We weren't really in the Christmas spirit when we started out.
Wait, I'll begin at the beginning, I suppose. K.T. called last night to invite Matt and I over to have dinner and watch a movie. They'd rented Clerks, which Matt has been suggesting that I see for some time, and so we went. Dinner was chicken with some sort of Mexican-style sauce, over white rice, with what I think was Spanish rice on the side, and it was good - almost but not quite too spicy for me, which means it was bland as hell for everyone else, I guess. The movie was fun; anyone who's ever worked a shitty job that involved dealing with the public will find something familiar in it.
After the movie, while we were sitting around chatting, K.T. came up with the idea - and a very bright idea it was - to pile into their car and ride around looking at tacky Christmas decorations.
We rode through a few neighborhoods, pointing and laughing and sniggering at people's bad taste. One place would have looked very nice, except they'd used all red lights, making it look more like a set for Hellowe'en than full for joy. Another went the same route, except they used all green lights, giving the house and yard a gangrenous glow. Frequently we'd encounter houses where no individual decoration was awful, but they hadn't known when to stop, and the result was a garish explosion of light and color. As I said at the beginning, we weren't really in the Christmas spirit, here.
Then I got a yen to ride through the neighborhood I grew up in, since we were nearby. We were driving around in circles, merrily getting ourselves lost, when we encountered the Queen Mother of all Tacky Christmas Houses.
A couple of times before, we'd made Kevin pull over so we could stare in awe at displays of great Tack. This time, we made him park the car, and we all got out to take a closer look. I don't think there was a square yard of their front yard that wasn't host to some sort of display - electric train tracks, semi-animated light displays, cardboard carollers, "Santa Stop Here" signs, snowmen, nutcrackers... Every straight line of the house was outlined with lights of some sort. There were three different light displays on the roof, depicting Snoopy, Mickey Mouse, and Pluto, all wearing - of course - Santa hats. But the coup de grace of the place was the animatronics. As you walked up the driveway, you found yourself facing a pair of sliding glass doors that opened into what was obviously once a garage that had been converted into some sort of playroom or den. One of the doors was open to the night air, though a thigh-high picket fence (decorated, of course) gently prevented entry. Inside, every inch of this room (the size of a one-car garage) - I mean every inch - was part of an animatronic display of some sort. Most of them were Santas.

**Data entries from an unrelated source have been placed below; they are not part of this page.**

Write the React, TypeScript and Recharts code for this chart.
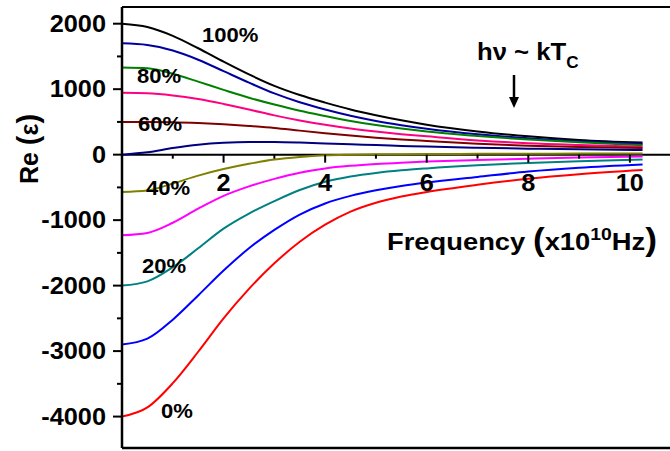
import { ComposedChart, Line, XAxis, YAxis, ReferenceLine, Scatter } from 'recharts';

// frequency in units of 10^10 Hz
const freq = [0, 0.5, 1, 1.5, 2, 2.5, 3, 3.5, 4, 4.5, 5, 5.5, 6, 7, 8, 9, 10.25];

const p100 = [2000, 1950, 1815, 1625, 1420, 1225, 1050, 910, 795, 690, 603, 525, 458, 355, 280, 225, 184];
const p90 = [1700, 1675, 1590, 1450, 1275, 1100, 935, 800, 690, 595, 515, 450, 395, 310, 250, 205, 163];
const p80 = [1330, 1318, 1235, 1115, 990, 870, 765, 670, 590, 515, 452, 398, 352, 285, 230, 188, 145];
const p70 = [945, 938, 905, 850, 775, 690, 600, 522, 455, 398, 352, 313, 280, 218, 175, 148, 122];
const p60 = [500, 500, 495, 482, 463, 438, 408, 367, 328, 292, 260, 233, 210, 167, 137, 117, 100];
const p50 = [0, 35, 100, 152, 182, 194, 193, 185, 172, 159, 147, 134, 123, 106, 92, 81, 70];
const p40 = [-570, -548, -440, -320, -220, -140, -75, -35, -10, 0, 5, 8, 10, 12, 14, 16, 18];
const p30 = [-1230, -1195, -1040, -825, -630, -485, -370, -275, -210, -170, -142, -122, -106, -82, -62, -45, -28];
const p20 = [-2000, -1935, -1720, -1430, -1130, -900, -710, -540, -415, -335, -280, -240, -210, -162, -126, -100, -75];
const p10 = [-2900, -2810, -2520, -2150, -1770, -1430, -1150, -915, -745, -630, -545, -478, -425, -340, -258, -200, -150];
const p0 = [-4000, -3860, -3490, -3010, -2500, -2050, -1660, -1330, -1070, -870, -735, -640, -570, -460, -368, -300, -236];

const seriesList = [
  { key: 'p100', values: p100, color: '#000000' },
  { key: 'p90', values: p90, color: '#0000A0' },
  { key: 'p80', values: p80, color: '#008000' },
  { key: 'p70', values: p70, color: '#FF0080' },
  { key: 'p60', values: p60, color: '#800000' },
  { key: 'p50', values: p50, color: '#000080' },
  { key: 'p40', values: p40, color: '#808000' },
  { key: 'p30', values: p30, color: '#FF00FF' },
  { key: 'p20', values: p20, color: '#008080' },
  { key: 'p10', values: p10, color: '#0000FF' },
  { key: 'p0', values: p0, color: '#FF0000' },
];

const xTicks = [1, 2, 3, 4, 5, 6, 7, 8, 9, 10];
const yTicks = [-4000, -3500, -3000, -2500, -2000, -1500, -1000, -500, 0, 500, 1000, 1500, 2000];
const Y_MIN = -4480;
const Y_MAX = 2255;

const data = freq.map((f, i) => {
  const row: Record<string, number> = { f };
  seriesList.forEach((s) => (row[s.key] = s.values[i]));
  return row;
});

const zeroTickRows = xTicks.map((f) => ({ f, v: 0 }));

const FONT = '"Liberation Sans", Arial, sans-serif';

const YTick = (props: any) => {
  const { x, y, payload } = props;
  const major = payload.value % 1000 === 0;
  return (
    <g>
      <line x1={x - (major ? 9 : 5)} x2={x} y1={y} y2={y} stroke="#000" strokeWidth={2} />
      {major && (
        <text
          transform={`translate(${x - 16},${y + 8}) scale(1.1,1)`}
          textAnchor="end"
          fontFamily={FONT}
          fontWeight="bold"
          fontSize={23}
          fill="#000"
        >
          {payload.value}
        </text>
      )}
    </g>
  );
};

// tick marks + labels on the axis that runs through zero
const ZeroAxisTick = (props: any) => {
  const { cx, cy, payload } = props;
  const major = payload.f % 2 === 0;
  return (
    <g>
      <line x1={cx} x2={cx} y1={cy} y2={cy + (major ? 8 : 4)} stroke="#000" strokeWidth={2} />
      {major && (
        <text
          transform={`translate(${cx},${cy + 36}) scale(1.1,1)`}
          textAnchor="middle"
          fontFamily={FONT}
          fontWeight="bold"
          fontSize={23}
          fill="#000"
        >
          {payload.f}
        </text>
      )}
    </g>
  );
};

const pctLabels = [
  { text: '100%', x: 202, y: 42 },
  { text: '80%', x: 137, y: 83 },
  { text: '60%', x: 138, y: 131 },
  { text: '40%', x: 146, y: 195 },
  { text: '20%', x: 142, y: 273 },
  { text: '0%', x: 161, y: 418 },
];

export default function App() {
  return (
    <div style={{ position: 'absolute', left: 0, top: 0, width: 670, height: 451, background: '#fff' }}>
      <ComposedChart width={670} height={451} data={data} margin={{ top: 7, right: 0, bottom: 2, left: 0 }}>
        <XAxis
          xAxisId="main"
          dataKey="f"
          type="number"
          domain={[0, 10.79]}
          ticks={xTicks}
          height={1}
          tick={false}
          tickLine={false}
          axisLine={{ stroke: '#000', strokeWidth: 2.5 }}
        />
        <XAxis
          xAxisId="top"
          orientation="top"
          dataKey="f"
          type="number"
          domain={[0, 10.79]}
          ticks={xTicks}
          height={1}
          mirror
          tick={false}
          tickSize={4}
          tickLine={{ stroke: '#000', strokeWidth: 2 }}
          axisLine={{ stroke: '#000', strokeWidth: 2 }}
        />
        <YAxis
          type="number"
          domain={[Y_MIN, Y_MAX]}
          ticks={yTicks}
          width={122}
          tickSize={0}
          tickMargin={0}
          tickLine={false}
          tick={<YTick />}
          axisLine={{ stroke: '#000', strokeWidth: 2.5 }}
        />
        <ReferenceLine xAxisId="main" y={0} stroke="#000" strokeWidth={2} />
        {seriesList.map((s) => (
          <Line
            key={s.key}
            xAxisId="main"
            dataKey={s.key}
            type="monotone"
            stroke={s.color}
            strokeWidth={2}
            dot={false}
            isAnimationActive={false}
          />
        ))}
        <Scatter
          xAxisId="main"
          data={zeroTickRows}
          dataKey="v"
          shape={<ZeroAxisTick />}
          isAnimationActive={false}
        />
      </ComposedChart>
      <svg
        width={670}
        height={451}
        style={{ position: 'absolute', left: 0, top: 0, pointerEvents: 'none' }}
        fontFamily={FONT}
        fontWeight="bold"
      >
        {pctLabels.map((l) => (
          <text key={l.text} transform={`translate(${l.x},${l.y}) scale(1.05,1)`} fontSize={21} fill="#000">
            {l.text}
          </text>
        ))}
        <text transform="translate(38,149) rotate(-90)" textAnchor="middle" fontSize={25} fill="#000">
          Re <tspan fontSize={29}>(</tspan>ε<tspan fontSize={29}>)</tspan>
        </text>
        <text transform="translate(477,60) scale(1.07,1)" fontSize={24} fill="#000">
          hν ~ kT
          <tspan fontSize={16} dy={8}>C</tspan>
        </text>
        <line x1={514} x2={514} y1={75} y2={99} stroke="#000" strokeWidth={2.5} />
        <polygon points="509,97 519,97 514,108" fill="#000" />
        <text transform="translate(387,250) scale(1.14,1)" fontSize={24} fill="#000">
          Frequency <tspan fontSize={31}>(</tspan>x10
          <tspan fontSize={17} dy={-10}>10</tspan>
          <tspan dy={10}>Hz</tspan>
          <tspan fontSize={31}>)</tspan>
        </text>
      </svg>
    </div>
  );
}
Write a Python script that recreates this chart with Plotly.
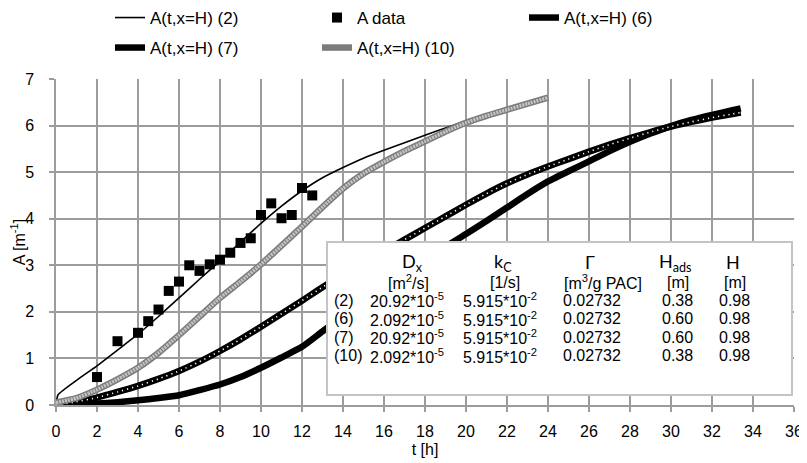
import plotly.graph_objects as go

# ---------------- data ----------------
t_data = [2, 3, 4, 4.5, 5, 5.5, 6, 6.5, 7, 7.5, 8, 8.5, 9, 9.5, 10, 10.5, 11, 11.5, 12, 12.5]
A_data = [0.6, 1.37, 1.55, 1.8, 2.05, 2.45, 2.65, 3.0, 2.88, 3.02, 3.12, 3.27, 3.48, 3.58, 4.08, 4.33, 4.01, 4.08, 4.66, 4.5]

t_2 = [0, 0.1, 1, 2, 3, 4, 5, 6, 7, 8, 9, 10, 11, 12, 13, 14, 15, 16, 17, 18, 19, 20, 21]
A_2 = [0, 0.22, 0.53, 0.84, 1.18, 1.52, 1.9, 2.3, 2.7, 3.09, 3.5, 3.9, 4.27, 4.6, 4.88, 5.1, 5.3, 5.47, 5.63, 5.79, 5.95, 6.1, 6.23]

t_6 = [0, 1, 2, 3, 4, 5, 6, 7, 8, 9, 10, 11, 12, 13, 14, 15, 16, 17, 18, 19, 20, 21, 22, 23, 24,
       25, 26, 27, 28, 29, 30, 31, 32, 33, 33.4]
A_6 = [0, 0.01, 0.03, 0.06, 0.1, 0.15, 0.21, 0.32, 0.44, 0.6, 0.8, 1.02, 1.25, 1.58, 1.9, 2.2, 2.5, 2.8, 3.1, 3.4, 3.67, 3.95, 4.24, 4.53, 4.8,
       5.02, 5.23, 5.45, 5.65, 5.83, 5.99, 6.12, 6.23, 6.33, 6.37]

t_7 = [0, 1, 2, 3, 4, 5, 6, 7, 8, 9, 10, 11, 12, 13, 14, 15, 16, 17, 18, 19, 20, 21, 22, 23, 24,
       25, 26, 27, 28, 29, 30, 31, 32, 33, 33.4]
A_7 = [0, 0.07, 0.16, 0.28, 0.41, 0.56, 0.73, 0.93, 1.16, 1.41, 1.68, 1.96, 2.24, 2.53, 2.8, 3.05, 3.3, 3.55, 3.8, 4.05, 4.3, 4.54, 4.76, 4.95, 5.12,
       5.28, 5.44, 5.59, 5.73, 5.86, 5.98, 6.08, 6.17, 6.25, 6.28]

t_10 = [0, 1, 2, 3, 4, 5, 6, 7, 8, 9, 10, 11, 12, 13, 14, 15, 16, 17, 18, 19, 20, 21, 22, 23, 24]
A_10 = [0.05, 0.15, 0.33, 0.55, 0.8, 1.12, 1.5, 1.9, 2.3, 2.65, 3.02, 3.42, 3.83, 4.25, 4.65, 4.97, 5.22, 5.45, 5.66, 5.87, 6.06, 6.21, 6.34, 6.47, 6.6]

x_ticks = list(range(0, 37, 2))
y_ticks = list(range(0, 8))

# parameter table
tbl_head = ["D<sub>x</sub>", "k<sub>C</sub>", "Γ", "H<sub>ads</sub>", "H"]
tbl_units = ["[m<sup>2</sup>/s]", "[1/s]", "[m<sup>3</sup>/g PAC]", "[m]", "[m]"]
row_labels = ["(2)", "(6)", "(7)", "(10)"]
Dx_vals = ["20.92*10<sup>-5</sup>", "2.092*10<sup>-5</sup>", "20.92*10<sup>-5</sup>", "2.092*10<sup>-5</sup>"]
kC_vals = ["5.915*10<sup>-2</sup>"] * 4
Gamma_vals = ["0.02732"] * 4
Hads_vals = ["0.38", "0.60", "0.60", "0.38"]
H_vals = ["0.98", "0.98", "0.98", "0.98"]

# ---------------- layout geometry ----------------
# the page body has an 8px default margin, so the figure is drawn 8px right/down
OFF = 8
W, Hh = 807 - OFF, 463 - OFF
# screen positions of the plot area: x 56..794, y 79..405
ML = 56 - OFF
MT = 79 - OFF
MR = W - (794 - OFF)
MB = Hh - (405 - OFF)
PW, PH = W - ML - MR, Hh - MT - MB


def px(x):
    """screen x pixel -> paper x"""
    return (x - OFF - ML) / PW


def py(y):
    """screen y pixel -> paper y"""
    return (Hh - MB - (y - OFF)) / PH


FONT = "Liberation Sans, Arial, sans-serif"
GRID = "#9c9c9c"

fig = go.Figure()

fig.add_trace(go.Scatter(x=t_2, y=A_2, mode="lines", name="A(t,x=H) (2)",
                         line=dict(color="black", width=1.6, shape="spline", smoothing=0.5),
                         legend="legend"))
fig.add_trace(go.Scatter(x=t_data, y=A_data, mode="markers", name="A data",
                         marker=dict(symbol="square", size=10, color="black"),
                         legend="legend"))
fig.add_trace(go.Scatter(x=t_6, y=A_6, mode="lines", name="A(t,x=H) (6)",
                         line=dict(color="black", width=6.5, shape="spline", smoothing=0.5),
                         legend="legend"))
fig.add_trace(go.Scatter(x=t_7, y=A_7, mode="lines", name="A(t,x=H) (7)",
                         line=dict(color="black", width=6.5, shape="spline", smoothing=0.5),
                         legend="legend2"))
fig.add_trace(go.Scatter(x=t_7, y=A_7, mode="lines", showlegend=False, hoverinfo="skip",
                         line=dict(color="white", width=1.6, dash="1.2px,4px", shape="spline", smoothing=0.5)))
fig.add_trace(go.Scatter(x=t_10, y=A_10, mode="lines", name="A(t,x=H) (10)",
                         line=dict(color="#7c7c7c", width=6.5, shape="spline", smoothing=0.5),
                         legend="legend2"))
fig.add_trace(go.Scatter(x=t_10, y=A_10, mode="lines", showlegend=False, hoverinfo="skip",
                         line=dict(color="#c4c4c4", width=3.5, dash="2px,1px", shape="spline", smoothing=0.5)))

# table box (covers curves)
fig.add_shape(type="rect", xref="paper", yref="paper",
              x0=px(327), x1=px(792), y0=py(395), y1=py(242),
              fillcolor="white", line=dict(color="#c4c4c4", width=2), layer="above")

ann = []
head_x = [412, 503, 590, 675, 733]
unit_x = [408, 505, 603, 678, 735]
for txt, x in zip(tbl_head, head_x):
    ann.append(dict(x=px(x), y=py(262), text=txt, xanchor="center", yanchor="middle",
                    font=dict(family="Lato, Carlito, sans-serif", size=18, color="black")))
for txt, x in zip(tbl_units, unit_x):
    ann.append(dict(x=px(x), y=py(282), text=txt, xanchor="center", yanchor="middle",
                    font=dict(family=FONT, size=16, color="black")))
row_y = [300, 318.5, 337, 355.5]
col_x = [332, 368, 461, 561, 660, 717]
for i, yy in enumerate(row_y):
    vals = [row_labels[i], Dx_vals[i], kC_vals[i], Gamma_vals[i], Hads_vals[i], H_vals[i]]
    for v, x in zip(vals, col_x):
        ann.append(dict(x=px(x), y=py(yy), text=v, xanchor="left", yanchor="middle",
                        font=dict(family=FONT, size=16, color="black")))
for a in ann:
    a.update(xref="paper", yref="paper", showarrow=False)

legend_common = dict(orientation="h", xanchor="left", yanchor="middle",
                     font=dict(family=FONT, size=17, color="black"),
                     entrywidth=162, entrywidthmode="pixels",
                     bgcolor="rgba(0,0,0,0)", borderwidth=0)

fig.update_layout(
    width=W, height=Hh,
    margin=dict(l=ML, r=MR, t=MT, b=MB, pad=0, autoexpand=False),
    paper_bgcolor="white", plot_bgcolor="white",
    font=dict(family=FONT, size=16, color="black"),
    showlegend=True,
    legend=dict(x=px(110), y=py(18), **legend_common),
    legend2=dict(x=px(110), y=py(48), **legend_common),
    annotations=ann,
    xaxis=dict(range=[0, 36], tickvals=x_ticks, ticktext=[str(v) for v in x_ticks],
               showgrid=True, gridcolor=GRID, gridwidth=1.5,
               showline=True, linecolor=GRID, linewidth=1.5,
               ticks="outside", ticklen=5, tickcolor=GRID, tickwidth=1.5,
               ticklabelstandoff=6, zeroline=False, automargin=False,
               tickfont=dict(size=16, color="black"),
               title=dict(text="t [h]", font=dict(size=16, color="black"), standoff=5)),
    yaxis=dict(range=[0, 7], tickvals=y_ticks, ticktext=[str(v) for v in y_ticks],
               showgrid=True, gridcolor=GRID, gridwidth=1.5,
               showline=True, linecolor=GRID, linewidth=1.5,
               ticks="outside", ticklen=5, tickcolor=GRID, tickwidth=1.5,
               ticklabelstandoff=12, zeroline=False, automargin=False,
               tickfont=dict(size=16, color="black"),
               title=dict(text="A [m<sup>-1</sup>]", font=dict(size=16, color="black"), standoff=4)),
)

fig.write_html("out.html")
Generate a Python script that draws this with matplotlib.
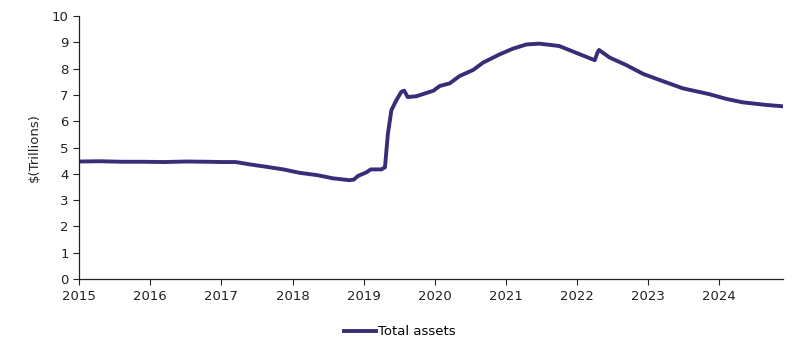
import matplotlib.pyplot as plt

# values (decimal year, $ trillions)
years = [2015.0, 2015.3, 2015.6, 2015.9, 2016.2, 2016.5, 2016.8, 2017.0, 2017.2,
         2017.4, 2017.63, 2017.87, 2018.1, 2018.35, 2018.57, 2018.8, 2018.86,
         2018.92, 2019.04, 2019.1, 2019.25, 2019.3, 2019.34, 2019.39, 2019.46,
         2019.53, 2019.57, 2019.62, 2019.74, 2019.98, 2020.07, 2020.21, 2020.35,
         2020.54, 2020.68, 2020.91, 2021.1, 2021.29, 2021.47, 2021.75, 2021.99,
         2022.25, 2022.29, 2022.31, 2022.46, 2022.69, 2022.93, 2023.16, 2023.49,
         2023.86, 2024.1, 2024.33, 2024.66, 2024.89]
total_assets = [4.47, 4.48, 4.46, 4.46, 4.45, 4.47, 4.46, 4.45, 4.45,
                4.36, 4.27, 4.17, 4.04, 3.95, 3.83, 3.76, 3.78,
                3.92, 4.06, 4.17, 4.17, 4.25, 5.5, 6.42, 6.8,
                7.12, 7.16, 6.92, 6.95, 7.16, 7.34, 7.44, 7.72,
                7.95, 8.23, 8.54, 8.76, 8.92, 8.95, 8.86, 8.6,
                8.32, 8.62, 8.71, 8.42, 8.14, 7.8, 7.57, 7.25,
                7.03, 6.85, 6.72, 6.62, 6.57]
year_ticks = list(range(2015, 2025))

plt.rcParams['font.family'] = 'DejaVu Sans'
fig = plt.figure(figsize=(8, 3.56), dpi=100)
ax = fig.add_axes([0.099, 0.216, 0.88, 0.739])

ax.plot(years, total_assets, color='#382e78', linewidth=2.8, label='Total assets')

ax.set_xlim(2015, 2024.9)
ax.set_ylim(0, 10)
ax.set_xticks(year_ticks)
ax.set_xticklabels([str(y) for y in year_ticks])
ax.set_yticks(range(0, 11))
ax.set_ylabel('$(Trillions)', fontsize=9.5, color='#222222', labelpad=8)
ax.tick_params(labelsize=9.5, colors='#222222', length=4, width=0.8)

for s in ['top', 'right']:
    ax.spines[s].set_visible(False)
for s in ['left', 'bottom']:
    ax.spines[s].set_color('#222222')
    ax.spines[s].set_linewidth(0.9)

ax.legend(loc='upper center', bbox_to_anchor=(0.455, -0.13), frameon=False,
          fontsize=9.5, handlelength=2.4, handletextpad=0.15)

fig.savefig('out.png', dpi=100)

Santa in bed and snoring (the blanket over his belly rose and fell with the sound of the snores); Santa sitting in a rocking chair, gently easing red and swollen toes into a foot-bath; Santa checking his list; Santa lifting a candle... There were other animations as well, and a few non-moving dolls. (A Chik-fil-A cow wearing a Santa hat and carrying a sign exhorting us to "Eat more chikin" was one of the first things I noticed.) The floor was coated with at least three inches of thick, fluffy white cotton, I presume to hide all the wiring necessary for the display.
This house did more than glow. It shined, it glimmered, flashed, sparkled, twinkled, and glared. It sang, it blinked, it whistled, it laughed, it whirred, and it popped. It was supremely, astonishingly tacky.
And yet, looking at it, we couldn't feel superior in our good taste. All we could feel was awe - that someone could spend that much time putting together such a display; that someone could possibly have this much stuff; that anyone could possibly love the holiday this much. With shock and hysteria, we laughed and pointed out things that caught our eyes. We talked about calling the newspaper. We thought about taking pictures, or borrowing a video camera to capture the scene. We almost left a note for the owners, but no one had any paper. When we left, all the other tacky houses paled in comparison, and we soon headed home.
When we got back to their place, K.T. admitted to me that she was still stunned - but that she wasn't sure which overwhelming emotion had stunned her. The word she used to describe the house was "exuberence" I thought about it myself, driving home.
This house seemed to me to be a manifestation in the real world of the spirit of Christmas.
Okay, I know that sounds hokey. Stop laughing at me. I mean it.
It was bright and gaudy, and it didn't care. It wasn't trying to be in good taste; it seemed to transcend taste altogether. We love Christmas! this house shouted, And we don't care who knows it! And, Please! Share this magic with us! It sang - no, it carolled - with joy. It was overwhelming and busy and there was too much of it, and it laughed and said that a little bit of too much was a good thing once a year. Every time I looked, I saw something new that I'd missed before. I was impressed, thinking of all the work that had gone into putting this display together, and yet I knew, beyond any shadow of doubt, that every drop of sweat shed was pure love. It was the sheer excitement and ecstasy of the season distilled into one small yard.
When I go back (was there ever any doubt?) I will take with me a note of thanks to leave.
Because when we left that house, we were all of us in the Spirit of Christmas.